The National People’s Congress, China’s top legislatur­e, included the China Charity Promotion Law in its legislativ­e agenda in 2006. I attended the first China Charity Conference in November 2005, when I also met Ministry of Civil Affairs officials who had drafted the legal framework. And since I was one of the three foreign legal experts who helped in the drafting of Russia’s first charity law and had also done similar work in other countries, I was asked to assist the drafting committee of China Charity Promotion Law.

Charity laws work well in the United Kingdom, Canada and the United States because they reflect the social, religious, ideologica­l, economic and tax influences which shape citizens’ desire to contribute to civil society causes.

Ten years ago, China’s challenge was to enact a law that promoted charitable activities in ways that reflected the country’s realities, and was “rooted in Chinese soil”. Simply importing legal words and concepts from other countries could lead the average Chinese to consider “charity” a foreign construct.

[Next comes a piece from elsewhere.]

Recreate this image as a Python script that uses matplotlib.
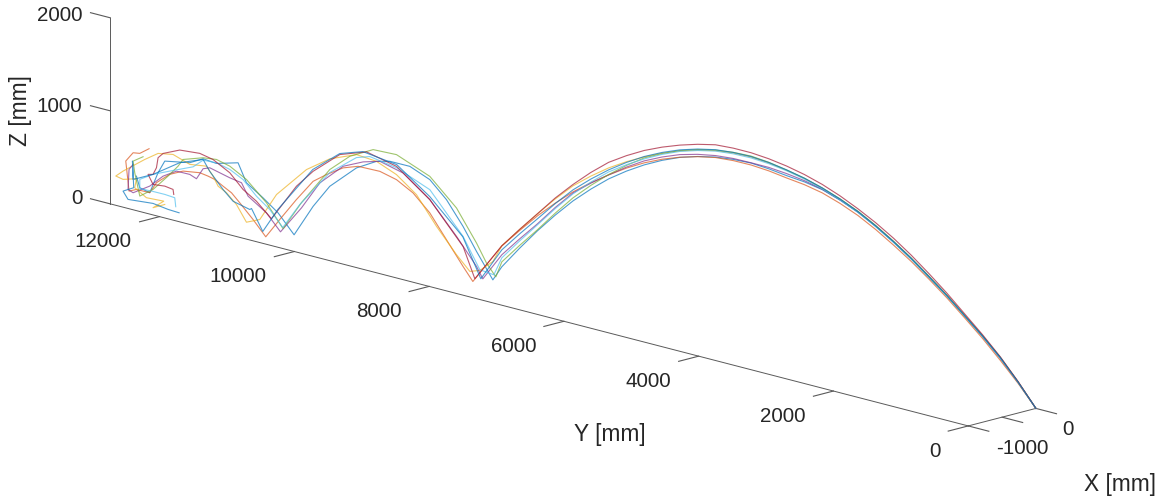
import numpy as np
import matplotlib
matplotlib.use('Agg')
import matplotlib.pyplot as plt
from matplotlib.transforms import Affine2D
from mpl_toolkits.mplot3d import proj3d

plt.rcParams['font.family'] = ['Liberation Sans', 'DejaVu Sans']

# ---- data (mm) ----
y_arc1 = [0, 250, 500, 750, 1000, 1250, 1500, 1750, 2000, 2250, 2500, 2750, 3000, 3250, 3500, 3750, 4000,
          4250, 4500, 4750, 5000, 5250, 5500, 5750, 6000, 6250, 6500, 6750, 7000, 7250, 7500]

y_blue1 = y_arc1 + [7626, 7855, 8044, 8277, 8511, 8792, 9073, 9260, 9541, 9916, 10150, 10417,
                    10642, 10853, 11086, 11204, 11507, 11695, 11882, 12233, 12327, 12444, 12584, 12631]
z_blue1 = [0, 235, 449, 642, 818, 989, 1144, 1297, 1435, 1559, 1667, 1752, 1821, 1860, 1883, 1912, 1930,
           1925, 1906, 1868, 1814, 1738, 1645, 1534, 1406, 1252, 1081, 884, 671, 440, 196,
           33, 298, 533, 780, 954, 1047, 1052, 1018, 898, 634, 377, 24,
           220, 344, 465, 659, 598, 615, 540, 495, 354, 118, 147, 263]

y_orange = y_arc1 + [7907, 8044, 8277, 8511, 8746, 8979, 9213, 9518, 9729, 9962, 10150, 10384, 10618, 10815,
                     10993, 11180, 11296, 11414, 11531, 11625, 11742, 11976, 12163, 12350, 12444, 12631,
                     12735, 12763, 12781, 12678, 12584, 12454]
z_orange = [0, 225, 428, 620, 796, 967, 1123, 1270, 1402, 1525, 1632, 1717, 1786, 1830, 1858, 1890, 1909,
            1912, 1901, 1866, 1816, 1750, 1667, 1566, 1449, 1321, 1178, 1013, 832, 630, 421,
            -34, 103, 349, 596, 769, 871, 919, 919, 865, 752, 646, 409, 153, -68,
            86, 233, 320, 370, 422, 441, 457, 433, 365, 242, 118, 120,
            84, 277, 399, 506, 516, 589]

y_yellow = y_arc1 + [7626, 7809, 7949, 8136, 8417, 8698, 8979, 9260, 9541, 9916, 10243, 10664, 10899, 11086,
                     11226, 11366, 11484, 11555, 11647, 11882, 12117, 12327, 12514, 12819, 12921, 12819,
                     12631, 12655, 12491, 12247, 12398, 12233]
z_yellow = [0, 238, 455, 643, 815, 988, 1145, 1299, 1438, 1563, 1672, 1763, 1838, 1897, 1940, 1975, 1995,
            1993, 1975, 1937, 1884, 1815, 1731, 1635, 1524, 1392, 1243, 1058, 854, 642, 421,
            230, 102, 67, 213, 468, 759, 925, 1018, 1041, 929, 756, 413, 103, 41,
            206, 308, 358, 453, 544, 522, 587, 561, 463, 284, 213, 195,
            235, 134, 56, 62, -35, 29]

y_purple = y_arc1 + [7767, 7855, 8136, 8511, 8886, 9213, 9448, 9729, 10056, 10313, 10608,
                     10805, 11063, 11156, 11320, 11601, 11695, 11788, 11882, 12069, 12257, 12444, 12678,
                     12749, 12735, 12678]
z_purple = [0, 238, 455, 645, 820, 993, 1150, 1302, 1438, 1562, 1670, 1756, 1825, 1873, 1905, 1927, 1933,
            1935, 1922, 1891, 1844, 1774, 1688, 1577, 1449, 1316, 1167, 966, 746, 540, 325,
            19, 137, 410, 739, 959, 1027, 979, 882, 646, 332, 22,
            191, 325, 453, 477, 535, 508, 384, 414, 416, 329, 189, 76,
            100, 317, 381]

y_green = y_arc1 + [7584, 7715, 7855, 8136, 8511, 8979, 9307, 9635, 9916, 10313, 10572,
                    10805, 11086, 11320, 11507, 11695, 11976, 12046, 12187, 12398, 12584, 12655, 12678, 12538]
z_green = [0, 240, 460, 649, 823, 997, 1155, 1307, 1444, 1569, 1678, 1765, 1837, 1898, 1943, 1982, 2005,
           2001, 1981, 1942, 1887, 1811, 1720, 1595, 1453, 1292, 1114, 905, 682, 470, 249,
           73, 198, 388, 715, 989, 1140, 1136, 1006, 814, 389, 63,
           299, 500, 602, 641, 626, 558, 474, 342, 161, 57, 296, 416, 488]

y_ltblue = y_arc1 + [7612, 7809, 8044, 8511, 8979, 9354, 9541, 9916, 10337, 10576,
                     10758, 10945, 11133, 11320, 11507, 11695, 11835, 12163, 12398, 12584, 12584, 12420,
                     12233, 12093, 12079]
z_ltblue = [0, 235, 450, 640, 815, 985, 1140, 1293, 1430, 1555, 1665, 1755, 1830, 1890, 1935, 1967, 1985,
            1985, 1970, 1932, 1878, 1802, 1709, 1603, 1481, 1327, 1157, 954, 735, 518, 292,
            90, 110, 426, 846, 1000, 1053, 1009, 782, 363, 74,
            235, 345, 491, 567, 605, 600, 504, 400, 323, 237, 137, 140, 137, 126, 32]

y_red = y_arc1 + [7879, 8044, 8511, 8979, 9400, 9775, 10150, 10384, 10735,
                  10945, 11133, 11320, 11555, 11742, 12023, 12257, 12327, 12350, 12398, 12468, 12398,
                  12233, 12117, 12107]
z_red = [0, 245, 466, 660, 839, 1018, 1182, 1337, 1476, 1598, 1704, 1798, 1877, 1939, 1986, 2020, 2041,
         2046, 2038, 1999, 1946, 1880, 1800, 1700, 1584, 1431, 1258, 1068, 854, 642, 421,
         0, 318, 739, 1014, 1095, 1000, 754, 552, 140,
         291, 384, 531, 632, 665, 651, 573, 515, 403, 323, 311, 215, 226, 211, 159]

y_blue2 = y_arc1 + [7795, 8048, 8511, 8975, 9452, 9775, 10155, 10646, 10857,
                    11015, 11039, 11274, 11414, 11601, 11695, 12023, 12398, 12678, 12687, 12669, 12819,
                    12749, 12398, 12187, 12032]
z_blue2 = [0, 239, 458, 646, 818, 992, 1150, 1303, 1440, 1565, 1675, 1765, 1840, 1900, 1945, 1980, 2000,
           2000, 1985, 1948, 1895, 1823, 1735, 1627, 1503, 1360, 1200, 1008, 800, 594, 378,
           15, 422, 771, 1033, 1089, 1011, 772, 255, -18,
           201, 186, 233, 334, 496, 608, 515, 323, 219, 415, 132, 69, -8, 11, -16, -25]

tracks_y = [y_blue1, y_orange, y_yellow, y_purple, y_green, y_ltblue, y_red, y_blue2]
tracks_z = [z_blue1, z_orange, z_yellow, z_purple, z_green, z_ltblue, z_red, z_blue2]
track_colors = ['#0072BD', '#D95319', '#EDB120', '#7E2F8E', '#77AC30', '#4DBEEE', '#A2142F', '#0072BD']
# one projection cannot separate X from Y: lateral position estimated as a steady drift
x_per_y = -0.113

x_ticks = [-2000, -1000, 0]
x_tick_labels = ['', '-1000', '0']
y_ticks = [0, 2000, 4000, 6000, 8000, 10000, 12000]
z_ticks = [0, 1000, 2000]
x_lim = (-2000, 0)
y_lim = (0, 12730)
z_lim = (0, 2000)

W, H = 1170, 504
INK = '#262626'
AXC = '#5a5a5a'

fig = plt.figure(figsize=(W / 100, H / 100), dpi=100)
hfrac = W / H
ax = fig.add_axes([0, (1 - hfrac) / 2, 1, hfrac], projection='3d', proj_type='ortho')
ax.view_init(elev=15, azim=225)
ax.set_xlim(*x_lim); ax.set_ylim(*y_lim); ax.set_zlim(*z_lim)
aspect = (95.7, 1213, 192.6)
ax.set_box_aspect(aspect, zoom=1.0)
ax.patch.set_alpha(0)
ax.grid(False)

for yy, zz, c in zip(tracks_y, tracks_z, track_colors):
    yy = np.asarray(yy, float)
    ax.plot(x_per_y * yy, yy, zz, color=c, lw=0.8, alpha=0.7, clip_on=False)

ax.set_xticks(x_ticks, x_tick_labels)
ax.set_yticks(y_ticks, [str(v) for v in y_ticks])
ax.set_zticks(z_ticks, [str(v) for v in z_ticks])
ax.zaxis.set_ticks_position('upper')
ax.zaxis._get_tickdir = lambda pos: 1
ax.tick_params(axis='both', labelsize=14.9, labelcolor=INK, color=AXC, width=0.7)
ax.tick_params(axis='z', labelsize=14.9, labelcolor=INK, color=AXC, width=0.7)
for axis, fac in ((ax.xaxis, -0.30), (ax.yaxis, -3.7), (ax.zaxis, 0.29)):
    axis.set_pane_color((1, 1, 1, 0))
    axis.pane.set_edgecolor((1, 1, 1, 0))
    axis.line.set_color(AXC)
    axis.line.set_linewidth(0.7)
    axis._axinfo['tick']['inward_factor'] = 0
    axis._axinfo['tick']['outward_factor'] = fac

# label nudges in pixels (right, up), per tick; Axis3D resets label transforms at
# every get_major_ticks call, so the nudged transform has to be made to stick
def nudge(axis, offsets, ha='right'):
    for tick, (dx, dy) in zip(axis.get_major_ticks(), offsets):
        tick.label1.set_ha(ha)
        tick.label1.set_va('center')
        tick.label1.set_transform(ax.transData + Affine2D().translate(dx, dy))
        tick.label1.set_transform = lambda t: None

nudge(ax.yaxis, [(-26, -20)] * len(y_ticks))
nudge(ax.zaxis, [(-4, 0), (-4, -1), (-4, -3)])
nudge(ax.xaxis, [(0, 0), (-2, -21), (10, -10)], ha='center')

# fit the projected box to the reference's axis corners
def disp(x, y, z):
    ax.apply_aspect()
    px, py, _ = proj3d.proj_transform(x, y, z, ax.get_proj())
    return ax.transData.transform((px, py))

a = disp(0, 0, 0)
b = disp(-2000, 12730, 0)
target_a = np.array([1036.0, H - 408.0])
target_b = np.array([110.3, H - 204.3])
ax.set_box_aspect(aspect, zoom=np.linalg.norm(target_a - target_b) / np.linalg.norm(a - b))
a = disp(0, 0, 0)
b = disp(-2000, 12730, 0)
shift = ((target_a + target_b) - (a + b)) / 2
p = ax.get_position(original=True)
ax.set_position([p.x0 + shift[0] / W, p.y0 + shift[1] / H, p.width, p.height])

fig.text(1120 / W, 1 - 485 / H, 'X [mm]', fontsize=16.4, color=INK, ha='center', va='center')
fig.text(610 / W, 1 - 435 / H, 'Y [mm]', fontsize=16.4, color=INK, ha='center', va='center')
fig.text(20 / W, 1 - 111 / H, 'Z [mm]', fontsize=16.4, color=INK, ha='center', va='center', rotation=90)

fig.savefig('out.png', dpi=100)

China achieved this by focusing on poverty reduction and its response to natural disasters.

As China has implemente­d the Charity Law to help mobilize private resources to address social needs, it is important to begin by giving priority to the 70 million Chinese who still live in poverty.

The charity law project team visited Singapore, Japan, the Republic of Korea, as well as Canada, the UK and the US. One of the lessons that the team learned from these visits was the benefits of having the regulator based outside the tax office, such as the Charity Commission for England and Wales, rather than having charities regulated by the Internal Revenue Service as it is in the US. Consequent­ly, the Ministry of Civil Affairs was made the regulator in China.

In countries such as Canada and the US, the tax benefits provided to donors are extremely important. But in some countries in Eastern Europe, generous tax breaks were manipulate­d leading to corruption. China considered both lessons and created a law with a pathway to tax benefits but will await the experience of the tax authoritie­s to determine what level of tax benefit encourages donations without providing the temptation to abuse them.

Over the past 11 years I have visited China over 50 times and participat­ed in more than 20 workshops on the charity law. When I reflect on a decade of involvemen­t with the project team, I think about the friendship­s I establishe­d with the project officials, such as Wang Laizhu, Wang Jianjun and Zhu Weiguo, and project leader Li Jian. I hope my expertise in comparing and explaining the charity laws in different countries was useful to the project team. But I was more often the student than the teacher, and I learned about the aspiration­s of ordinary Chinese to understand foreign charity principles so as to develop a distinct Chinese charity law.

The success of the Charity Law will be determined by how the Ministry of Civil Affairs registers new organizati­ons and how those organizati­ons carry on worthy projects authorized by the law. The law has been enacted to enable ordinary individual­s as well as corporatio­ns to mobilize resources for charity. Citizens, organizati­ons and the ministry will have to operate in harmony to fulfill the potential of this law, that is, to develop a charity culture which reflects the reality of China today. I hope the Charity Law achieves great success.

The author is a lawyer and expert in charity law, and a pioneer of charitable law and gifting in Canada.